The 1940 census will require some homework to insure its successful use:
- Make a list of individuals from your family line who you believe should be enumerated in this census, based on their birth date and/or their enumeration in the 1930 census.
- Use other resources such as family documents, city directories, telephone books, etc. to determine an address for each individual.
- Consult any of the following to place that address in its corresponding enumeration district:
- Steve Morse’s online project to convert street addresses to enumeration districts. You can also volunteer to help make this project complete by the 1940 census release date in April 2012.
- National Archives microfilm publication T1224, Descriptions of Census Enumeration Districts, 1830-1950 – text descriptions of the enumeration districts.
- National Archives microfilm publication A3378, Enumeration Districts (ED) Maps for the Twelfth through the Sixteenth Censuses of the United States, 1900-1940 – boundary maps for each enumeration districts.
Note: these descriptions and maps are being digitized by the National Archives and will be available later this year (2011).

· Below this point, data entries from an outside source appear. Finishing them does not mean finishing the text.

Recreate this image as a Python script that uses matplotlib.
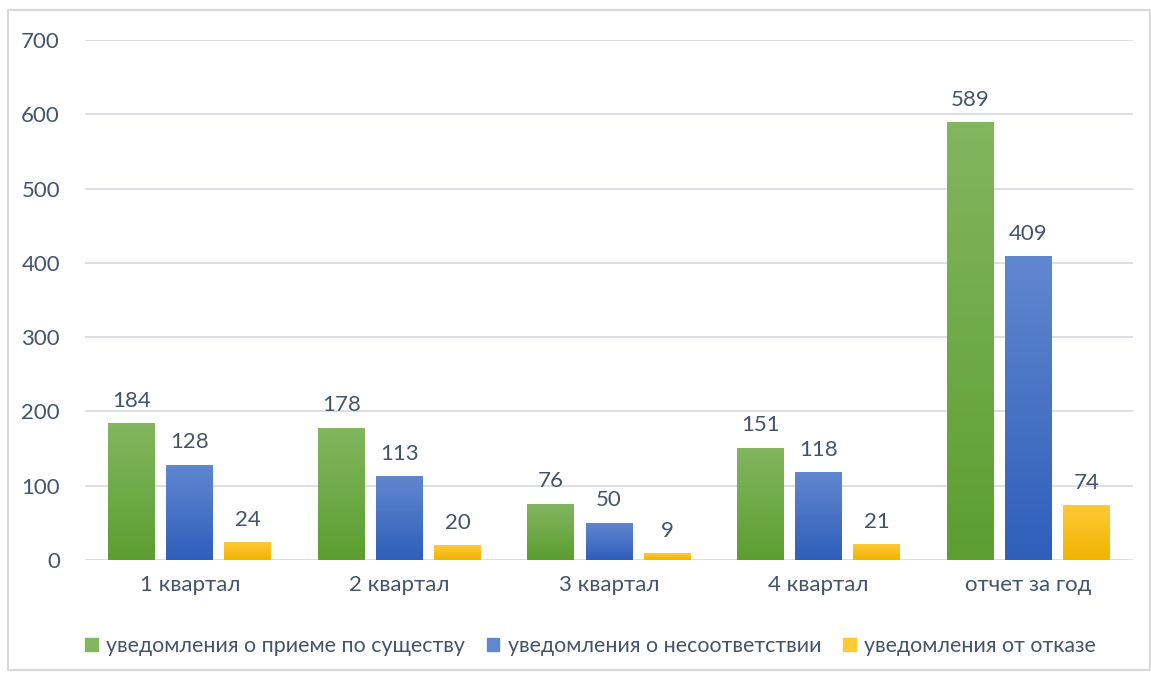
import numpy as np
import matplotlib.pyplot as plt
from matplotlib.colors import LinearSegmentedColormap
from matplotlib.patches import Rectangle

categories = ['1 квартал', '2 квартал', '3 квартал', '4 квартал', 'отчет за год']
series_names = ['уведомления о приеме по существу',
                'уведомления о несоответствии',
                'уведомления от отказе']
accepted = [184, 178, 76, 151, 589]
mismatch = [128, 113, 50, 118, 409]
refused = [24, 20, 9, 21, 74]

plt.rcParams['font.family'] = ['Lato', 'DejaVu Sans']
text_color = '#44546a'
grid_color = '#d9dde3'
fs = 16

# top colour, bottom colour for each series
shades = [('#82b65f', '#5c9e31'),
          ('#6187cf', '#2f5fbb'),
          ('#ffc936', '#f0b400')]

fig = plt.figure(figsize=(11.51, 6.75), dpi=100)
fig.patches.append(Rectangle((8 / 1151, 5 / 675), 1 - 9 / 1151, 1 - 15 / 675,
                             transform=fig.transFigure, fill=False,
                             edgecolor='#d9d9d9', linewidth=1.5))
ax = fig.add_axes([85 / 1151, 115 / 675, 1048 / 1151, 520 / 675])

x = np.arange(len(categories))
width = 0.224
step = 0.277
all_series = [accepted, mismatch, refused]

for i, vals in enumerate(all_series):
    bars = ax.bar(x + (i - 1) * step, vals, width, color=shades[i][1],
                  label=series_names[i], zorder=2)
    cmap = LinearSegmentedColormap.from_list('g', [shades[i][1], shades[i][0]])
    grad = np.linspace(0, 1, 256).reshape(-1, 1)
    for b in bars:
        x0, y0 = b.get_x(), b.get_y()
        im = ax.imshow(grad, cmap=cmap, origin='lower', aspect='auto',
                       extent=[x0, x0 + b.get_width(), y0, y0 + b.get_height()],
                       zorder=3)
        im.set_clip_path(b)
    for b, v in zip(bars, vals):
        ax.annotate(str(v), (b.get_x() + b.get_width() / 2, b.get_height()),
                    xytext=(0, 9), textcoords='offset points',
                    ha='center', va='bottom', fontsize=fs, color=text_color)

ax.set_xlim(-0.5, len(categories) - 0.5)
ax.set_ylim(0, 700)
ax.set_yticks(range(0, 701, 100))
ax.set_xticks(x)
ax.set_xticklabels(categories)
ax.tick_params(axis='both', length=0, labelsize=fs, labelcolor=text_color)
ax.tick_params(axis='y', pad=18)
ax.tick_params(axis='x', pad=11)
ax.yaxis.grid(True, color=grid_color, linewidth=1.3, zorder=0)
ax.set_axisbelow(True)
for s in ax.spines.values():
    s.set_visible(False)

handles, labels = ax.get_legend_handles_labels()
leg = fig.legend(handles, labels, loc='center', bbox_to_anchor=(0.513, 29 / 675),
                 ncol=3, frameon=False, fontsize=15.4, handlelength=0.6,
                 handleheight=0.6, handletextpad=0.4, columnspacing=1.0)
for t in leg.get_texts():
    t.set_color(text_color)
for h, sh in zip(leg.legend_handles, shades):
    h.set_color(sh[0])

fig.savefig('out.png', dpi=100)
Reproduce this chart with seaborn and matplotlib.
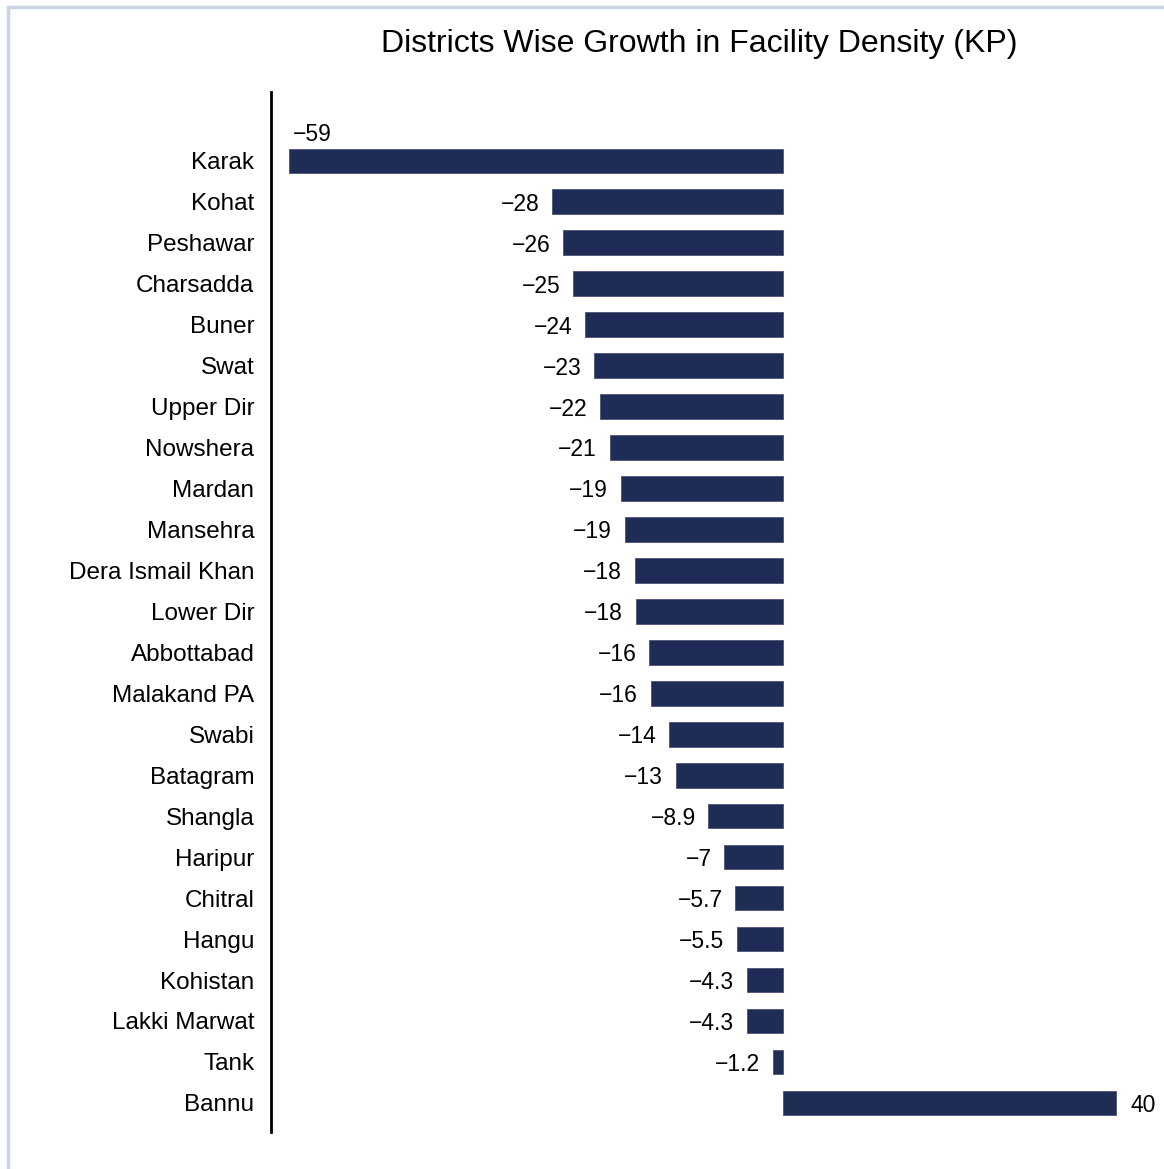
import seaborn as sns
import matplotlib.pyplot as plt
from matplotlib.lines import Line2D
import pandas as pd

# data
districts = ["Karak", "Kohat", "Peshawar", "Charsadda", "Buner", "Swat", "Upper Dir",
             "Nowshera", "Mardan", "Mansehra", "Dera Ismail Khan", "Lower Dir",
             "Abbottabad", "Malakand PA", "Swabi", "Batagram", "Shangla", "Haripur",
             "Chitral", "Hangu", "Kohistan", "Lakki Marwat", "Tank", "Bannu"]
growth = [-59.1, -27.6, -26.3, -25.1, -23.6, -22.6, -21.8,
          -20.7, -19.4, -18.9, -17.7, -17.6,
          -16.0, -15.8, -13.6, -12.8, -8.9, -7.0,
          -5.7, -5.5, -4.3, -4.3, -1.2, 39.8]

df = pd.DataFrame({"district": districts, "growth": growth})

sns.set_theme(style="white")
plt.rcParams['font.family'] = ['Liberation Sans', 'DejaVu Sans']

fig = plt.figure(figsize=(11.64, 11.69), dpi=100)
ax = fig.add_axes([271 / 1164, 1 - 1132 / 1169, 1 - 271 / 1164, (1132 - 92) / 1169])

bar_color = "#1f2c55"
sns.barplot(data=df, x="growth", y="district", orient="h", color=bar_color,
            saturation=1, width=0.6, edgecolor="#4a5475", linewidth=0.6, ax=ax)

ax.set_xlim(-61.2, 45.6)
ax.set_ylim(len(districts) - 1 + 0.71, -1.68)

for i, v in enumerate(growth):
    txt = f"{v:.2g}".replace("-", "\u2212")
    if v < -50:
        # no room on the left: put it above the bar
        ax.text(v + 0.5, i - 0.36, txt, ha="left", va="bottom", fontsize=16.5, color="black")
    elif v < 0:
        ax.text(v - 1.5, i + 0.06, txt, ha="right", va="center", fontsize=16.5, color="black")
    else:
        ax.text(v + 1.8, i + 0.06, txt, ha="left", va="center", fontsize=16.5, color="black")

ax.set_xlabel("")
ax.set_ylabel("")
ax.set_xticks([])
ax.tick_params(axis="y", length=0, pad=12, labelsize=17.5, labelcolor="black")
for lab in ax.get_yticklabels():
    lab.set_va("center_baseline")
for side in ["top", "right", "bottom"]:
    ax.spines[side].set_visible(False)
ax.spines["left"].set_color("black")
ax.spines["left"].set_linewidth(2)

fig.text(699.5 / 1164, 1 - 44 / 1169, "Districts Wise Growth in Facility Density (KP)",
         ha="center", va="center", fontsize=23, color="black")

# light frame round the figure (top and left edges visible in the reference)
frame_color = "#c9d5e4"
fig.add_artist(Line2D([7.5 / 1164, 1], [1 - 7 / 1169, 1 - 7 / 1169], color=frame_color, lw=2.5))
fig.add_artist(Line2D([7.5 / 1164, 7.5 / 1164], [0, 1 - 7 / 1169], color=frame_color, lw=2.5))

fig.savefig("out.png", dpi=100)
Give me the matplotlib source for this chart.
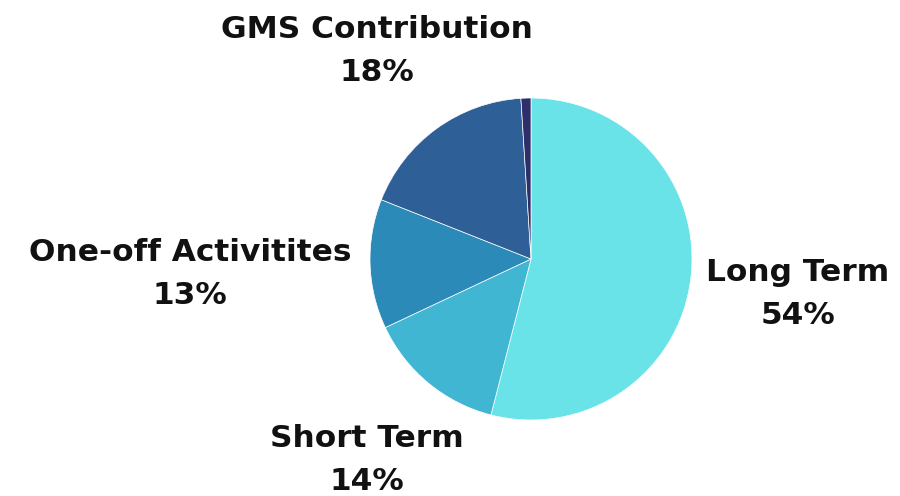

- Read enumerator instructions for the 1940 census to understand what the enumerator was being asked to do, and to decipher codes and symbols. These instructions are available online. Also available is an online version of the video used to train enumerators for the 1940 census.
- Become familiar with the 1940 census form. You can view and print out forms/templates online including a fillable online 1940 census form.
- Read articles about researching the 1940 census that are available at the National Archives web site and at other sites, such as the 1940 U.S. Federal Census web site, as well as current and ongoing blog articles and press releases.
If you are in frantic need of 1940 census information prior to the release date in April 2012, for a price you can request a transcript now.
As the days, hours and minutes countdown to April 2, 2012, you can prepare yourself by learning all you can about the 1940 census, its contents, and its oddities, so that when the clock runs down, you will be ready.